We've been in juke joints, standing in cotton fields, walked the streets of Clarksdale (a very historic town that has been hard hit by economic and social downturns) and eaten in local BBQ places. The local blues book store has invited us back to do a book signing in spring 2018!


We've spent time with a lot of very cool people - passionate and knowledgeable about Mississippi and the blues - listened to music and, of course, Craig got to take to the stage to play blues with Josh "Razorblade" Stewart (Living Blues magazine has profiled him). They call him "Razorblade" because he dresses sharp as a razor.

It's been a whirlwind of interviews, juke joints, local museums and a slew of historic markers along the Mississippi Blues Trail.

Hopping states (in search of blues sites)

Today we woke up in Clarksdale - the town in the Delta most associated with the blues.

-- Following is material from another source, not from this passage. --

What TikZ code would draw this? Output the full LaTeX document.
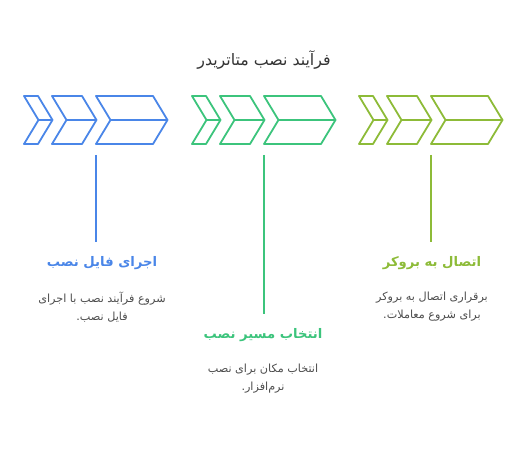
\documentclass[tikz,border=0pt]{standalone}
\usepackage{fontspec}
\usepackage{tikz}
\usetikzlibrary{positioning, calc}
\newfontfamily\arabicfont[Script=Arabic]{DejaVu Sans}
\TeXXeTstate=1
\definecolor{stepblue}{HTML}{4A86E8}
\definecolor{stepgreen}{HTML}{3CC47C}
\definecolor{stepolive}{HTML}{8DBB38}
\definecolor{desctext}{HTML}{4D4D4D}
\newcommand{\chev}[3]{\draw[#3] (#1,96)--({#1+#2},96)--({#1+#2+14.5},120)--({#1+#2},144)--(#1,144)--({#1+14.5},120)--cycle ({#1+14.5},120)--({#1+#2+14.5},120);}
\newcommand{\chevgroup}[2]{\chev{#1}{14}{#2}\chev{#1+28}{30}{#2}\chev{#1+72}{57}{#2}}

\begin{document}
\begin{tikzpicture}[x=1pt, y=-1pt, line width=1.8pt, line join=round,
  steptitle/.style={font=\arabicfont\bfseries\fontsize{13.2}{15}\selectfont, inner sep=0pt},
  stepdesc/.style={font=\arabicfont\fontsize{11.2}{18}\selectfont, text=desctext, align=center, inner sep=0pt}]
\useasboundingbox (0,0) rectangle (528,454);
\node[font=\arabicfont\fontsize{15.8}{18}\selectfont, text=black!80] (title) at (264,60) {\beginR فرآیند نصب متاتریدر\endR};

\chevgroup{24}{stepblue}
\chevgroup{192}{stepgreen}
\chevgroup{359}{stepolive}

\coordinate (c1) at (96,155);
\coordinate (c2) at (264,155);
\coordinate (c3) at (431,155);

\node[steptitle, text=stepblue] (t1) at (102,263) {\beginR اجرای فایل نصب\endR};
\node[steptitle, text=stepgreen] (t2) at (263,335) {\beginR انتخاب مسیر نصب\endR};
\node[steptitle, text=stepolive] (t3) at (432,263) {\beginR اتصال به بروکر\endR};

\node[stepdesc, below=20.5pt of t1] (d1) {\beginR شروع فرآیند نصب با اجرای\endR\\\beginR فایل نصب.\endR};
\node[stepdesc, below=20.5pt of t2] (d2) {\beginR انتخاب مکان برای نصب\endR\\\beginR نرم‌افزار.\endR};
\node[stepdesc, below=20.5pt of t3] (d3) {\beginR برقراری اتصال به بروکر\endR\\\beginR برای شروع معاملات.\endR};

\draw[stepblue, shorten >=13pt] (c1)--(c1 |- t1.north);
\draw[stepgreen, shorten >=13pt] (c2)--(c2 |- t2.north);
\draw[stepolive, shorten >=13pt] (c3)--(c3 |- t3.north);
\end{tikzpicture}
\end{document}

Yesterday we hopped across three states - from Memphis, Tennessee south into Mississippi with a stop at the excellent Gateway to the Blues Museum in Tunica (thanks Webster for giving us the tour!). More stops at blues markers along the way - including the Abbay & Leatherman Plantation where Robert Johnson spent his childhood and barbecue at the Hollywood Cafe, immortalized in Marc Cohn's song Walking in Memphis. Then across the bridge over the Mississippi River into Helena, Arkansas, a small town that has seen hard times but in the 1930s and 1040s was a hotbed of blues music and culture. Robert Johnson lived and played there, as did Sonny Boy Williamson II and Howlin' Wolf. In Helena (home of The King Biscuit Blues Festival - considered one of the world's best) we toured the Delta Cultural Center, from which KFFA 1360 broadcasts a noontime blues show ("the longest running blues show in the world" - since 1941). Then, back over the Mississippi River and the short drive to Clarksdale, MS.